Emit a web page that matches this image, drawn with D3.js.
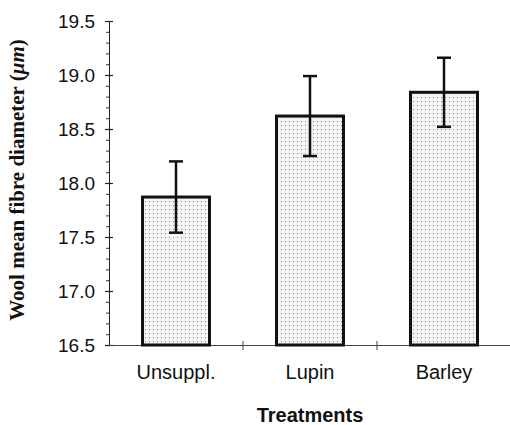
<!DOCTYPE html>
<head>
    <meta charset="utf-8">
    <style>
        body { margin: 0; background: #fff; }
        .tick text { font-family: Arial, "Liberation Sans", sans-serif; }
    </style>
    <script src="https://d3js.org/d3.v7.min.js"></script>
</head>
<body>
    <div id="block"></div>
    <script>

        // data
        var treatments = ["Unsuppl.", "Lupin", "Barley"];
        var meanDiameter = [17.87, 18.62, 18.84];
        var errorBar = [0.33, 0.37, 0.32];
        var yTicks = [16.5, 17.0, 17.5, 18.0, 18.5, 19.0, 19.5];

        var w = 510,
            h = 425;

        var data = treatments.map(function(t, i) {
            return { name: t, mean: meanDiameter[i], err: errorBar[i] };
        });

        var svg = d3.select("#block")
                    .append("svg")
                    .attr("width", w)
                    .attr("height", h);

        // dotted fill like the printed figure
        var pattern = svg.append("defs")
            .append("pattern")
            .attr("id", "dots")
            .attr("patternUnits", "userSpaceOnUse")
            .attr("width", 4)
            .attr("height", 4);
        pattern.append("rect").attr("width", 4).attr("height", 4).attr("fill", "#f4f4f4");
        pattern.append("rect").attr("x", 1).attr("y", 1).attr("width", 1).attr("height", 1).attr("fill", "#8a8a8a");

        var x = d3.scaleBand()
                  .domain(treatments)
                  .range([109, 511])
                  .paddingInner(0.5)
                  .paddingOuter(0.25);

        var y = d3.scaleLinear()
                  .domain([16.5, 19.5])
                  .range([345, 21]);

        var format = d3.format(".1f");

        // minor ticks on y
        svg.append("g")
           .attr("transform", "translate(109,0)")
           .call(d3.axisLeft(y).tickValues(d3.range(16.6, 19.45, 0.1)).tickSize(3).tickFormat(""))
           .call(function(g) { g.select(".domain").remove(); })
           .selectAll("line").attr("stroke", "#333");

        // major ticks on y
        var yAxis = svg.append("g")
           .attr("transform", "translate(109,0)")
           .call(d3.axisLeft(y).tickValues(yTicks).tickSize(4).tickPadding(10).tickFormat(format).tickSizeOuter(0));

        yAxis.select(".domain").attr("stroke", "#222");
        yAxis.selectAll(".tick line").attr("x2", 4).attr("x1", -4).attr("stroke", "#222").attr("stroke-width", 1.2);
        yAxis.selectAll(".tick text")
             .style("font-size", "19px")
             .attr("fill", "#111");

        // x axis
        var xAxis = svg.append("g")
           .attr("transform", "translate(0,345)")
           .call(d3.axisBottom(x).tickSize(0).tickPadding(20).tickSizeOuter(0));

        xAxis.select(".domain").attr("stroke", "#444").attr("stroke-width", 1);
        xAxis.selectAll(".tick text")
             .style("font-size", "20px")
             .attr("fill", "#111");

        // category separators on the x axis
        var gap = (x.step() - x.bandwidth()) / 2;
        svg.append("g")
           .selectAll("line")
           .data(treatments.slice(1))
           .enter()
           .append("line")
           .attr("x1", function(d) { return x(d) - gap; })
           .attr("x2", function(d) { return x(d) - gap; })
           .attr("y1", 341)
           .attr("y2", 350)
           .attr("stroke", "#444");

        // bars
        svg.append("g")
           .selectAll("rect")
           .data(data)
           .enter()
           .append("rect")
           .attr("x", function(d) { return x(d.name); })
           .attr("y", function(d) { return y(d.mean); })
           .attr("width", x.bandwidth())
           .attr("height", function(d) { return y(16.5) - y(d.mean); })
           .attr("fill", "url(#dots)")
           .attr("stroke", "#111")
           .attr("stroke-width", 3);

        // error bars
        var err = svg.append("g")
           .selectAll("g")
           .data(data)
           .enter()
           .append("g")
           .attr("stroke", "#111")
           .attr("stroke-width", 2.5);

        err.append("line")
           .attr("x1", function(d) { return x(d.name) + x.bandwidth() / 2; })
           .attr("x2", function(d) { return x(d.name) + x.bandwidth() / 2; })
           .attr("y1", function(d) { return y(d.mean + d.err); })
           .attr("y2", function(d) { return y(d.mean - d.err); });

        [1, -1].forEach(function(s) {
            err.append("line")
               .attr("x1", function(d) { return x(d.name) + x.bandwidth() / 2 - 7; })
               .attr("x2", function(d) { return x(d.name) + x.bandwidth() / 2 + 7; })
               .attr("y1", function(d) { return y(d.mean + s * d.err); })
               .attr("y2", function(d) { return y(d.mean + s * d.err); });
        });

        // axis titles
        svg.append("text")
           .attr("x", 310)
           .attr("y", 422)
           .attr("text-anchor", "middle")
           .style("font-family", "Arial, 'Liberation Sans', sans-serif")
           .style("font-size", "20px")
           .style("font-weight", "bold")
           .attr("fill", "#111")
           .text("Treatments");

        var ylab = svg.append("text")
           .attr("transform", "translate(24,180) rotate(-90)")
           .attr("text-anchor", "middle")
           .style("font-family", "'Liberation Serif', 'Times New Roman', serif")
           .style("font-size", "21px")
           .style("font-weight", "bold")
           .attr("fill", "#111");
        ylab.append("tspan").text("Wool mean fibre diameter (");
        ylab.append("tspan").style("font-style", "italic").text("\u03bcm");
        ylab.append("tspan").text(")");

    </script>
</body>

EXERCISE INSTRUCTIONS |
Except for the pictures, copy the material above exactly.

EXPECTED ANSWER |
Emit a web page that matches this image, drawn with D3.js.
<!DOCTYPE html>
<head>
    <meta charset="utf-8">
    <style>
        body { margin: 0; background: #fff; }
        .tick text { font-family: Arial, "Liberation Sans", sans-serif; }
    </style>
    <script src="https://d3js.org/d3.v7.min.js"></script>
</head>
<body>
    <div id="block"></div>
    <script>

        // data
        var treatments = ["Unsuppl.", "Lupin", "Barley"];
        var meanDiameter = [17.87, 18.62, 18.84];
        var errorBar = [0.33, 0.37, 0.32];
        var yTicks = [16.5, 17.0, 17.5, 18.0, 18.5, 19.0, 19.5];

        var w = 510,
            h = 425;

        var data = treatments.map(function(t, i) {
            return { name: t, mean: meanDiameter[i], err: errorBar[i] };
        });

        var svg = d3.select("#block")
                    .append("svg")
                    .attr("width", w)
                    .attr("height", h);

        // dotted fill like the printed figure
        var pattern = svg.append("defs")
            .append("pattern")
            .attr("id", "dots")
            .attr("patternUnits", "userSpaceOnUse")
            .attr("width", 4)
            .attr("height", 4);
        pattern.append("rect").attr("width", 4).attr("height", 4).attr("fill", "#f4f4f4");
        pattern.append("rect").attr("x", 1).attr("y", 1).attr("width", 1).attr("height", 1).attr("fill", "#8a8a8a");

        var x = d3.scaleBand()
                  .domain(treatments)
                  .range([109, 511])
                  .paddingInner(0.5)
                  .paddingOuter(0.25);

        var y = d3.scaleLinear()
                  .domain([16.5, 19.5])
                  .range([345, 21]);

        var format = d3.format(".1f");

        // minor ticks on y
        svg.append("g")
           .attr("transform", "translate(109,0)")
           .call(d3.axisLeft(y).tickValues(d3.range(16.6, 19.45, 0.1)).tickSize(3).tickFormat(""))
           .call(function(g) { g.select(".domain").remove(); })
           .selectAll("line").attr("stroke", "#333");

        // major ticks on y
        var yAxis = svg.append("g")
           .attr("transform", "translate(109,0)")
           .call(d3.axisLeft(y).tickValues(yTicks).tickSize(4).tickPadding(10).tickFormat(format).tickSizeOuter(0));

        yAxis.select(".domain").attr("stroke", "#222");
        yAxis.selectAll(".tick line").attr("x2", 4).attr("x1", -4).attr("stroke", "#222").attr("stroke-width", 1.2);
        yAxis.selectAll(".tick text")
             .style("font-size", "19px")
             .attr("fill", "#111");

        // x axis
        var xAxis = svg.append("g")
           .attr("transform", "translate(0,345)")
           .call(d3.axisBottom(x).tickSize(0).tickPadding(20).tickSizeOuter(0));

        xAxis.select(".domain").attr("stroke", "#444").attr("stroke-width", 1);
        xAxis.selectAll(".tick text")
             .style("font-size", "20px")
             .attr("fill", "#111");

        // category separators on the x axis
        var gap = (x.step() - x.bandwidth()) / 2;
        svg.append("g")
           .selectAll("line")
           .data(treatments.slice(1))
           .enter()
           .append("line")
           .attr("x1", function(d) { return x(d) - gap; })
           .attr("x2", function(d) { return x(d) - gap; })
           .attr("y1", 341)
           .attr("y2", 350)
           .attr("stroke", "#444");

        // bars
        svg.append("g")
           .selectAll("rect")
           .data(data)
           .enter()
           .append("rect")
           .attr("x", function(d) { return x(d.name); })
           .attr("y", function(d) { return y(d.mean); })
           .attr("width", x.bandwidth())
           .attr("height", function(d) { return y(16.5) - y(d.mean); })
           .attr("fill", "url(#dots)")
           .attr("stroke", "#111")
           .attr("stroke-width", 3);

        // error bars
        var err = svg.append("g")
           .selectAll("g")
           .data(data)
           .enter()
           .append("g")
           .attr("stroke", "#111")
           .attr("stroke-width", 2.5);

        err.append("line")
           .attr("x1", function(d) { return x(d.name) + x.bandwidth() / 2; })
           .attr("x2", function(d) { return x(d.name) + x.bandwidth() / 2; })
           .attr("y1", function(d) { return y(d.mean + d.err); })
           .attr("y2", function(d) { return y(d.mean - d.err); });

        [1, -1].forEach(function(s) {
            err.append("line")
               .attr("x1", function(d) { return x(d.name) + x.bandwidth() / 2 - 7; })
               .attr("x2", function(d) { return x(d.name) + x.bandwidth() / 2 + 7; })
               .attr("y1", function(d) { return y(d.mean + s * d.err); })
               .attr("y2", function(d) { return y(d.mean + s * d.err); });
        });

        // axis titles
        svg.append("text")
           .attr("x", 310)
           .attr("y", 422)
           .attr("text-anchor", "middle")
           .style("font-family", "Arial, 'Liberation Sans', sans-serif")
           .style("font-size", "20px")
           .style("font-weight", "bold")
           .attr("fill", "#111")
           .text("Treatments");

        var ylab = svg.append("text")
           .attr("transform", "translate(24,180) rotate(-90)")
           .attr("text-anchor", "middle")
           .style("font-family", "'Liberation Serif', 'Times New Roman', serif")
           .style("font-size", "21px")
           .style("font-weight", "bold")
           .attr("fill", "#111");
        ylab.append("tspan").text("Wool mean fibre diameter (");
        ylab.append("tspan").style("font-style", "italic").text("\u03bcm");
        ylab.append("tspan").text(")");

    </script>
</body>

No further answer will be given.